Father Toribio Romo was assigned at Tequila, Jalisco where he lived in an abandoned factory. He prayed for courage, telling his sister, “I am cowardly, so if one day God wants me to be killed, I hope he will give me a rapid death, with only the time necessary to pray for my enemies.” In the early morning of February 25, 1928, government troops forced the local mailman to show them where the secret Masses were celebrated. They surprised Father Romo and shot him in his bed, stripped his body of clothing, and threw the naked corpse in front of the city hall.
Father Justino Orona, parish priest at Cuquio, Jalisco, wrote to a friend, “Those of us who walk the road of sorrows with fidelity can leave for heaven with a feeling of security.” On June 29, 1928, at a local ranch, he and his young vicar, Father Atiliano Cruz, recited the rosary and planned their hidden ministry. He asked Father Cruz if he was afraid of the soldiers, and the younger priest replied that he would greet them with the words, “Viva Cristo Rey.” At dawn on July 1, soldiers broke into the house where the two priests were sleeping. Father Cruz greeted them as he had promised, in a strong clear voice. Father Orona was killed immediately; Father Cruz was mortally wounded. Their bodies were thrown in the town plaza.

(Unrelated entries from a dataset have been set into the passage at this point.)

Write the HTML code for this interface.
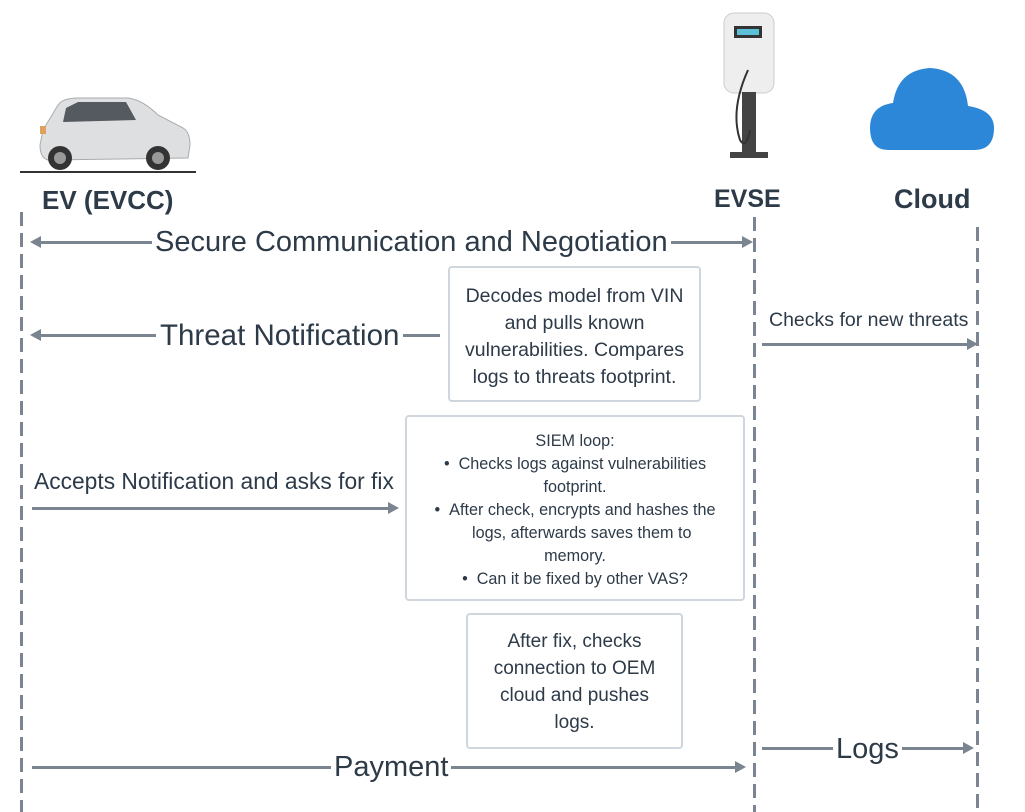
<!DOCTYPE html>
<html><head><style>
body{margin:0;width:1025px;height:812px;background:#fff;position:relative;overflow:hidden;font-family:"Liberation Sans",sans-serif;color:#2d3a48}
.a{position:absolute}
.v{position:absolute;width:3px;background:repeating-linear-gradient(#7a8591 0 14px,transparent 14px 21px)}
.h{position:absolute;height:3px;background:#7a8591}
.lt{position:absolute;width:0;height:0;border-top:6px solid transparent;border-bottom:6px solid transparent}
.l{border-right:11px solid #7a8591}
.r{border-left:11px solid #7a8591}
.box{position:absolute;border:2px solid #cfd6dd;border-radius:4px;background:#fff;text-align:center;box-sizing:border-box;white-space:nowrap}
.lab{position:absolute;background:#fff;white-space:nowrap;line-height:1}
</style></head><body>
<svg class="a" style="left:18px;top:90px" width="180" height="85">
<path d="M25 40 L40 15 Q45 8 60 8 L110 8 Q125 10 140 25 L165 38 Q172 42 172 55 L170 68 L30 70 Q22 68 22 55 Z" fill="#dedfe1" stroke="#a9abad"/>
<path d="M48 18 L60 12 L108 12 L118 30 L45 32 Z" fill="#555a60"/>
<circle cx="42" cy="68" r="12" fill="#333"/><circle cx="42" cy="68" r="6" fill="#999"/>
<circle cx="140" cy="68" r="12" fill="#333"/><circle cx="140" cy="68" r="6" fill="#999"/>
<rect x="22" y="36" width="6" height="8" fill="#e0a060"/>
<line x1="2" y1="82" x2="178" y2="82" stroke="#333" stroke-width="2"/>
</svg>
<svg class="a" style="left:720px;top:10px" width="60" height="155">
<rect x="4" y="3" width="50" height="80" rx="10" fill="#eee" stroke="#ccc"/>
<rect x="14" y="16" width="28" height="12" fill="#333"/><rect x="17" y="19" width="22" height="6" fill="#5bc0d8"/>
<rect x="22" y="82" width="14" height="60" fill="#444"/>
<path d="M28 60 Q10 100 20 130 Q26 140 30 120" fill="none" stroke="#333" stroke-width="2"/>
<rect x="10" y="142" width="38" height="6" fill="#444"/>
</svg>
<svg class="a" style="left:868px;top:66px" width="130" height="86">
<path d="M20 84 Q2 84 2 62 Q2 40 25 37 Q30 4 62 2 Q96 4 100 40 Q126 44 126 62 Q126 84 106 84 Z" fill="#2d87d8"/>
</svg>
<div class="lab" style="left:42px;top:187px;font-size:26px;font-weight:bold">EV (EVCC)</div>
<div class="lab" style="left:714px;top:187px;font-size:25px;font-weight:bold">EVSE</div>
<div class="lab" style="left:894px;top:186px;font-size:27px;font-weight:bold">Cloud</div>
<div class="v" style="left:20px;top:212px;height:600px"></div>
<div class="v" style="left:753px;top:217px;height:595px"></div>
<div class="v" style="left:976px;top:227px;height:585px"></div>
<div class="h" style="left:36px;top:241px;width:710px"></div>
<div class="lt l" style="left:30px;top:236px"></div><div class="lt r" style="left:742px;top:236px"></div>
<div class="lab" style="left:152px;top:228px;font-size:29px;padding:0 3px">Secure Communication and Negotiation</div>
<div class="h" style="left:36px;top:334px;width:404px"></div>
<div class="lt l" style="left:30px;top:329px"></div>
<div class="lab" style="left:156px;top:321px;font-size:29.5px;padding:0 4px">Threat Notification</div>
<div class="box" style="left:448px;top:266px;width:253px;height:136px;font-size:19.5px;line-height:27px;padding-top:15px">Decodes model from VIN<br>and pulls known<br>vulnerabilities. Compares<br>logs to threats footprint.</div>
<div class="lab" style="left:769px;top:311px;font-size:19.5px">Checks for new threats</div>
<div class="h" style="left:762px;top:343px;width:206px"></div>
<div class="lt r" style="left:967px;top:338px"></div>
<div class="lab" style="left:34px;top:470px;font-size:22.8px">Accepts Notification and asks for fix</div>
<div class="h" style="left:32px;top:507px;width:358px"></div>
<div class="lt r" style="left:388px;top:502px"></div>
<div class="box" style="left:405px;top:415px;width:340px;height:186px;font-size:16.2px;line-height:23px;padding-top:13px">SIEM loop:<br>• &nbsp;Checks logs against vulnerabilities<br>footprint.<br>• &nbsp;After check, encrypts and hashes the<br>&nbsp;&nbsp;&nbsp;logs, afterwards saves them to<br>memory.<br>• &nbsp;Can it be fixed by other VAS?</div>
<div class="box" style="left:466px;top:613px;width:217px;height:136px;font-size:19px;line-height:27px;padding-top:13px">After fix, checks<br>connection to OEM<br>cloud and pushes<br>logs.</div>
<div class="h" style="left:32px;top:766px;width:704px"></div>
<div class="lt r" style="left:735px;top:761px"></div>
<div class="lab" style="left:331px;top:753px;font-size:29px;padding:0 3px">Payment</div>
<div class="h" style="left:762px;top:747px;width:202px"></div>
<div class="lt r" style="left:963px;top:742px"></div>
<div class="lab" style="left:833px;top:735px;font-size:29px;padding:0 3px">Logs</div>
</body></html>
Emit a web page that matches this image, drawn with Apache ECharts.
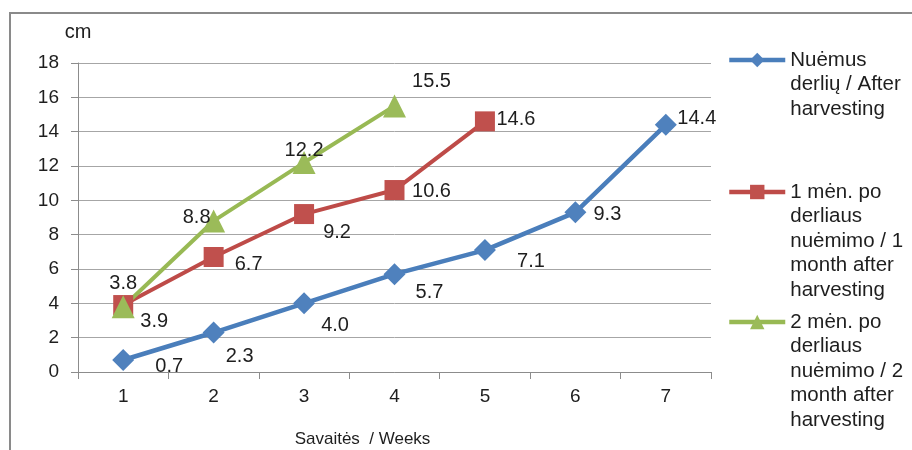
<!DOCTYPE html>
<html>
<head>
<meta charset="utf-8">
<script src="https://cdn.jsdelivr.net/npm/echarts@6/dist/echarts.min.js"></script>
<style>
  html, body { margin: 0; padding: 0; background: #fff; }
  #chart { width: 912px; height: 450px; }
</style>
</head>
<body>
<div id="chart"></div>
<script>
// Weekly growth (cm) for three harvesting times
const weeks = ['1', '2', '3', '4', '5', '6', '7'];
const yTicks = [0, 2, 4, 6, 8, 10, 12, 14, 16, 18];

const nameAfter = 'Nuėmus derlių / After harvesting';
const name1Month = '1 mėn. po derliaus nuėmimo / 1 month after harvesting';
const name2Month = '2 mėn. po derliaus nuėmimo / 2 month after harvesting';

const afterHarvest = [0.7, 2.3, 4.0, 5.7, 7.1, 9.3, 14.4];
const oneMonthAfter = [3.9, 6.7, 9.2, 10.6, 14.6];
const twoMonthsAfter = [3.8, 8.8, 12.2, 15.5];

// Wrapped legend text for each series
const legendLines = {};
legendLines[nameAfter] = ['Nuėmus', 'derlių / After', 'harvesting'];
legendLines[name1Month] = ['1 mėn. po', 'derliaus', 'nuėmimo / 1', 'month after', 'harvesting'];
legendLines[name2Month] = ['2 mėn. po', 'derliaus', 'nuėmimo / 2', 'month after', 'harvesting'];

// Value-label offsets from the marker centre (styling only)
const offAfter = [[46, 7], [26, 24], [31, 22], [35, 18], [46, 11], [32, 2], [31, -6]];
const off1Month = [[31, 16], [35, 8], [33, 18], [37, 1], [31, -2]];
const off2Month = [[0, -23], [-17, -3], [0, -12], [37, -24]];

const FONT = '"Liberation Sans", Arial, sans-serif';
const TEXT = '#1e1e1e';
const LH = 24.5;

function points(values, offsets) {
  return values.map((v, i) => ({
    value: v,
    label: { offset: offsets[i] }
  }));
}

function lineSeries(name, values, offsets, color, markColor, symbol, size, width) {
  return {
    name: name,
    type: 'line',
    data: points(values, offsets),
    symbol: symbol,
    symbolSize: size,
    lineStyle: { color: color, width: width },
    itemStyle: { color: markColor, borderColor: markColor, borderWidth: 0 },
    label: {
      show: true,
      position: 'inside',
      formatter: p => p.value.toFixed(1),
      color: TEXT,
      fontSize: 20,
      fontFamily: FONT
    },
    emphasis: { disabled: true },
    animation: false
  };
}

// One legend block per series; blank leading lines keep the icon level
// with the first line of the wrapped text.
function legendFor(name, iconCenterY, color) {
  const lines = legendLines[name];
  const n = lines.length;
  const blank = new Array(n - 1).fill('');
  return {
    data: [name],
    left: 727,
    top: iconCenterY - (2 * n - 1) * LH / 2,
    padding: 0,
    itemWidth: 56,
    itemHeight: 18,
    selectedMode: false,
    lineStyle: { width: 4.5, color: color },
    formatter: () => blank.concat(lines).join('\n'),
    textStyle: {
      color: TEXT,
      fontSize: 20.5,
      fontFamily: FONT,
      lineHeight: LH
    }
  };
}

const chart = echarts.init(document.getElementById('chart'), null, { renderer: 'canvas' });

chart.setOption({
  backgroundColor: '#fff',
  animation: false,
  textStyle: { fontFamily: FONT },
  grid: { left: 78, right: 201, top: 63, bottom: 78, containLabel: false, outerBoundsMode: 'none' },
  graphic: [{
    type: 'rect',
    shape: { x: 10, y: 13, width: 910, height: 450 },
    style: { fill: 'none', stroke: '#8a8a8a', lineWidth: 2 },
    silent: true,
    z: -10
  }],
  legend: [
    legendFor(nameAfter, 60, '#4A7EBB'),
    legendFor(name1Month, 192, '#BE4B48'),
    legendFor(name2Month, 322, '#98B954')
  ],
  xAxis: {
    type: 'category',
    data: weeks,
    boundaryGap: true,
    name: 'Savaitės  / Weeks',
    nameLocation: 'middle',
    nameGap: 59,
    nameTextStyle: { color: TEXT, fontSize: 17, fontFamily: FONT, padding: [0, 64, 0, 0] },
    axisLine: { lineStyle: { color: '#8c8c8c', width: 1 } },
    axisTick: { show: true, length: 7, lineStyle: { color: '#8c8c8c' } },
    axisLabel: { color: TEXT, fontSize: 19, fontFamily: FONT, margin: 15 },
    splitLine: { show: false }
  },
  yAxis: {
    type: 'value',
    min: yTicks[0],
    max: yTicks[yTicks.length - 1],
    interval: yTicks[1] - yTicks[0],
    name: 'cm',
    nameLocation: 'end',
    nameGap: 21,
    nameTextStyle: { color: TEXT, fontSize: 20, fontFamily: FONT, align: 'center' },
    axisLine: { show: true, lineStyle: { color: '#8c8c8c', width: 1 } },
    axisTick: { show: true, length: 7, lineStyle: { color: '#8c8c8c' } },
    axisLabel: { color: TEXT, fontSize: 19, fontFamily: FONT, margin: 19 },
    splitLine: { show: true, lineStyle: { color: '#a6a6a6', width: 1 } }
  },
  series: [
    lineSeries(nameAfter, afterHarvest, offAfter, '#4A7EBB', '#4F81BD', 'diamond', 22, 4.5),
    lineSeries(name1Month, oneMonthAfter, off1Month, '#BE4B48', '#C0504D', 'rect', 20, 4),
    lineSeries(name2Month, twoMonthsAfter, off2Month, '#98B954', '#9BBB59', 'triangle', 23, 4)
  ]
});
</script>
</body>
</html>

Father Tranquilino Ubiarco was arrested on October 5, 1928, while officiating at a wedding in a private home. As he was led to his execution, he asked who was commissioned to kill him. When all the soldiers remained silent, he said, “All of this is God’s will; the man who is made to kill me is not responsible.” One of the soldiers then confessed that he was the one who had been chosen, but he now felt that he could not carry out the assignment. Calmly, Father Ubiarco blessed all the soldiers. They hanged him from the branch of a eucalyptus tree at the entrance of town. Once again, the soldier in charge of the execution refused to carry out the order, so he was shot.
Because of the political unrest in Mexico, Father Pedro de Jesus Maldonado was ordained in El Paso, Texas. Returning home, he became pastor of Santa Isabel, Chihuahua. In the early 1930s, he was sent back to safety in Texas, but he begged to be allowed to return. A group of armed and drunken men arrested him at his house and made him walk barefoot to Santa Isabel. He recited his rosary along the way. He was beaten and hit on the head so hard that his left eye popped out. He had prayed for the grace of receiving final Communion. He had a consecrated host with him in a pyx, and when his murderers found it, one of them forced him to eat it saying, “Eat this, this is your last Communion!” He was then beaten until he was unconscious, then taken to the civil hospital where he died on February 11, 1937.
What men these were! I’m sure not one of them, in his youth, imagined he would have his life end as it did. But God gave them His grace for courage -- and each one used it for God’s glory, and for the Gospel.